In the process, they figured out who they really are.
GOTTA GET OUT, the third album from Bela Salazar, Eloise Wong, and Lucia and Mila de la Garza, is the sound of a band discovering itself. Historically, The Linda Lindas have written individually and brought songs to the table. It was a process that served them well through their impressive, Ramones-esque debut Growing Up (2022) and its forceful follow-up No Obligation (2024). The two records took them from L.A. Chinatown all-ages scene mainstays to tours with Green Day and song placements in Inside Out 2. But for this one, they wanted something a little different.
“For the first time, we were presenting ideas to each other that weren’t fully formed. That was scary. But we worked through everything together and figured out the role each of us naturally plays,” Lucia explains. “Writing together was a way to find our collective sound,” adds Eloise. “Anything can work if we’re all shaping it together. We can write this slow indie song or a funky dance-y song. And it can all be for the band because we all worked on it together.”

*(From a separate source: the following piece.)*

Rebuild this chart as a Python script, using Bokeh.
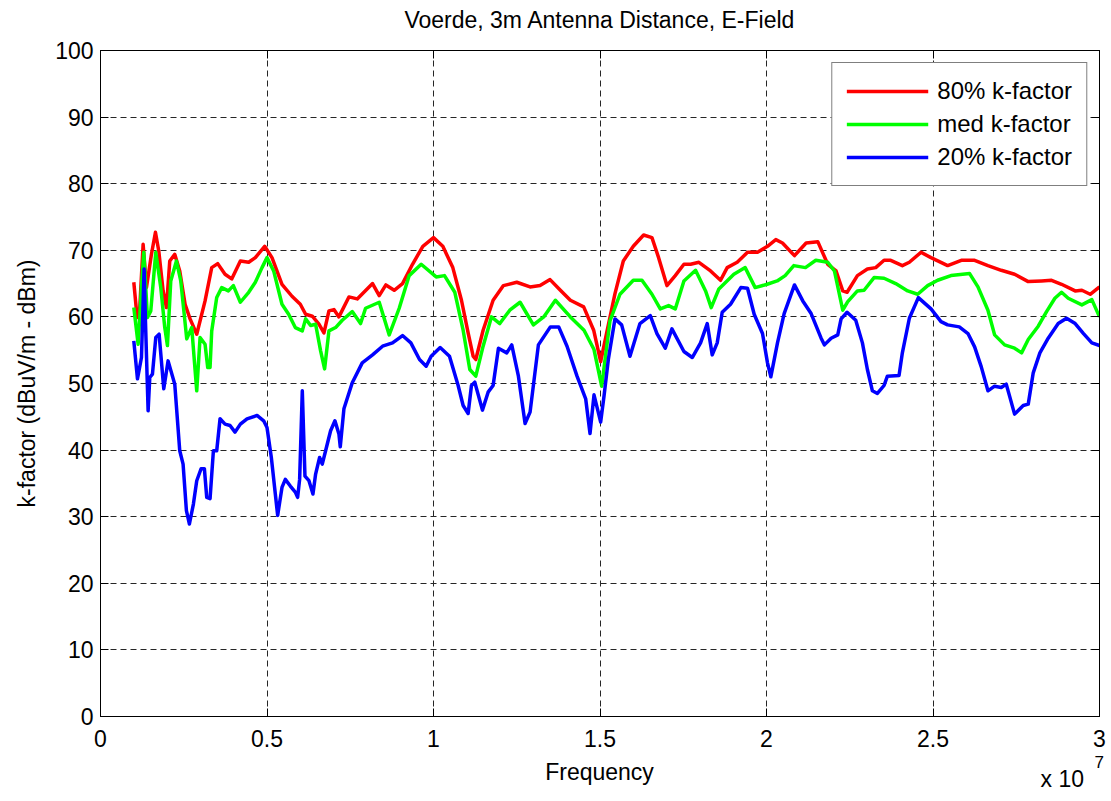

At the house with the pool, “I haven’t finished this, but do you wanna hear what I have?” became credo. Bela would conjure a “vibe” — a Logic loop, a guitar part twisted through pedals, a chord progression that was unmistakably hers — and they’d construct a song from there, working out lyrics in real time. They tinkered with synths for the first time, and graduated beyond bar chords. At a second retreat in Long Beach, a Mission Impossible marathon was the background ambiance as they worked out yet more songs — by the end, they had 30 total. “We discovered a lot about being very intentional,” says Lucia, who had recently graduated high school.
“Gotta Get Out” was the very first song they wrote. They didn’t intend to make it the title or the theme, but kept coming back to it, rewriting verses right before tracking vocals, clipboard and pen in hand, until, as Lucia says, “we made it mean something.” Opening the LP with big spicy synths and an ominous groove, it captures a central restlessness: the itchiness of being inside while the world moves — the desire to break out of the old habits, the old sounds, the old you.
The album’s visual world, designed by Eloise, makes the same argument through imagery: inspired by an old Audubon guidebook, clouds grow across the singles’ art from fair-weather cumulus to full cumulonimbus, viewed from a windowsill. The lyrics are rubber-stamped, the paper is glued, and every smudge is maintained.